In other news, when Stephen Hawking recently decided to boycott an Israeli conference as a way to display his sympathies with the so-called Palestinians, some people wondered how such a brilliant fellow can also be a Jew-hater. How, they muse, can such a brainy chap align himself not only with those who elected Hamas to govern them, but to spit on those who invented the miraculous microchip that allows him to speak?
The answer is that brilliance in one area – outer space in this case – doesn’t mean that one can’t be a nincompoop in every other area. Brilliance is a nice gift, but it’s really no substitute for wisdom and commonsense.
Hawking’s decision also highlights the fact that the two places where you can’t swing a cat without hitting an anti-Semite are the Middle East and among the English intelligentsia.
What I find most startling about this state of affairs isn’t that the likes of Hawking, Vanessa Redgrave, Emma Thompson and Alan Rickman, to name but a few, hate Jews. In England, as in most of the European nations, hating Jews is what passes for tradition. Sometimes, I even suspect it’s the only exercise they get. The real mystery is that in doing so, they feel the need to identify themselves with the backward savages who subjugate women and homosexuals, do everything in their power to stifle free speech and religious freedom, and, with rather delicious irony, happen to openly despise science, arts and entertainment, and those who are so engaged.

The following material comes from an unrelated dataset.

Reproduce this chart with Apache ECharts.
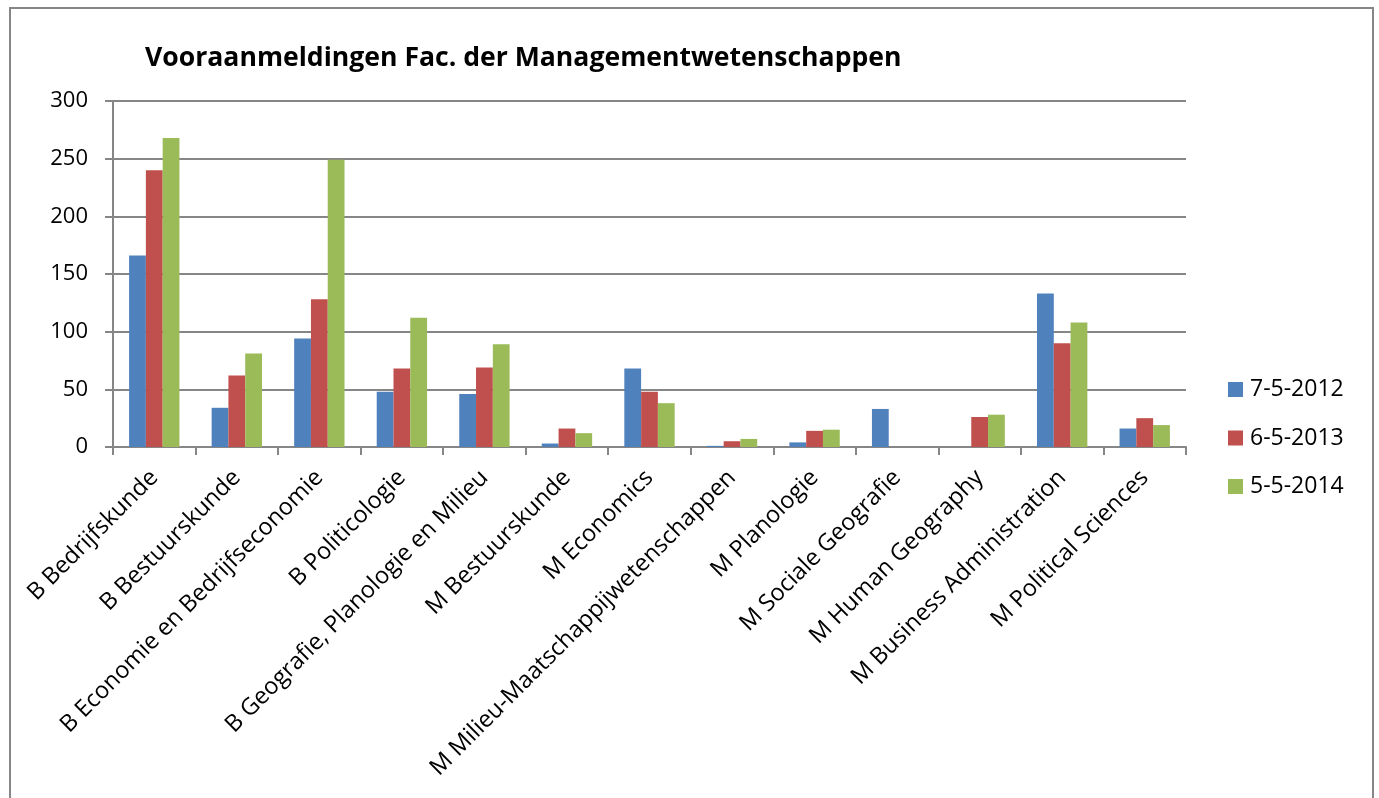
<!DOCTYPE html>
<html>
<head>
<meta charset="utf-8">
<title>Vooraanmeldingen</title>
<script src="https://cdn.jsdelivr.net/npm/echarts@6/dist/echarts.min.js"></script>
<style>
  html, body { margin: 0; padding: 0; background: #fff; }
  #chart { width: 1379px; height: 798px; }
</style>
</head>
<body>
<div id="chart"></div>
<script>
// categories (opleidingen)
const categories = [
  'B Bedrijfskunde',
  'B Bestuurskunde',
  'B Economie en Bedrijfseconomie',
  'B Politicologie',
  'B Geografie, Planologie en Milieu',
  'M Bestuurskunde',
  'M Economics',
  'M Milieu-Maatschappijwetenschappen',
  'M Planologie',
  'M Sociale Geografie',
  'M Human Geography',
  'M Business Administration',
  'M Political Sciences'
];

// series values
const peil2012 = [166, 34, 94, 48, 46, 3, 68, 1, 4, 33, 0, 133, 16];
const peil2013 = [240, 62, 128, 68, 69, 16, 48, 5, 14, 0, 26, 90, 25];
const peil2014 = [268, 81, 249, 112, 89, 12, 38, 7, 15, 0, 28, 108, 19];

const seriesNames = ['7-5-2012', '6-5-2013', '5-5-2014'];
const yTicks = [0, 50, 100, 150, 200, 250, 300];

const chart = echarts.init(document.getElementById('chart'));

const font = '"Open Sans", Lato, sans-serif';
const gridColor = '#868686';

const makeSeries = (name, data, color) => ({
  name: name,
  type: 'bar',
  data: data,
  barGap: '0%',
  barCategoryGap: '39%',
  itemStyle: { color: color },
  emphasis: { disabled: true }
});

chart.setOption({
  animation: false,
  textStyle: { fontFamily: font },
  title: {
    text: 'Vooraanmeldingen Fac. der Managementwetenschappen',
    left: 140,
    top: 40,
    textStyle: { fontFamily: font, fontSize: 26.6, fontWeight: 'bold', color: '#000' }
  },
  legend: {
    orient: 'vertical',
    left: 1223,
    top: 373,
    itemWidth: 15,
    itemHeight: 15,
    itemGap: 25.5,
    icon: 'rect',
    data: seriesNames,
    textStyle: { fontFamily: font, fontSize: 23, color: '#000', padding: [0, 0, 0, 2] }
  },
  graphic: [{
    type: 'rect',
    shape: { x: 10, y: 8, width: 1363, height: 800 },
    style: { fill: 'none', stroke: gridColor, lineWidth: 2 },
    silent: true
  }],
  grid: { left: 113, right: 193, top: 101, bottom: 351 },
  xAxis: {
    type: 'category',
    data: categories,
    axisLine: { lineStyle: { color: gridColor, width: 2 } },
    axisTick: { show: true, length: 8, lineStyle: { color: gridColor, width: 2 } },
    axisLabel: {
      interval: 0,
      rotate: 45,
      margin: 27,
      fontSize: 23.5,
      color: '#000',
      fontFamily: font
    }
  },
  yAxis: {
    type: 'value',
    min: 0,
    max: 300,
    interval: 50,
    axisLine: { show: true, lineStyle: { color: gridColor, width: 2 } },
    axisTick: { show: true, length: 8, lineStyle: { color: gridColor, width: 2 } },
    splitLine: { lineStyle: { color: gridColor, width: 2 } },
    axisLabel: {
      margin: 25,
      fontSize: 22,
      color: '#000',
      fontFamily: font,
      formatter: v => (yTicks.indexOf(v) >= 0 ? String(v) : '')
    }
  },
  series: [
    makeSeries(seriesNames[0], peil2012, '#4F81BD'),
    makeSeries(seriesNames[1], peil2013, '#C0504D'),
    makeSeries(seriesNames[2], peil2014, '#9BBB59')
  ]
});

window.addEventListener('resize', () => chart.resize());
</script>
</body>
</html>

Finally, I am passing along something that has gone viral, but you may have missed it. It is rumored that Pete Carroll, the coach of the Seattle Seahawks, is apparently ready to sign on as a special consultant to Pope Francis.
It seems the Pope wishes to recruit Carroll to be an envoy for the Vatican because he is the first man in history who, on Sunday, February 1st, 2015, caused 100 million people to jump up and yell “Jesus Christ!” in unison.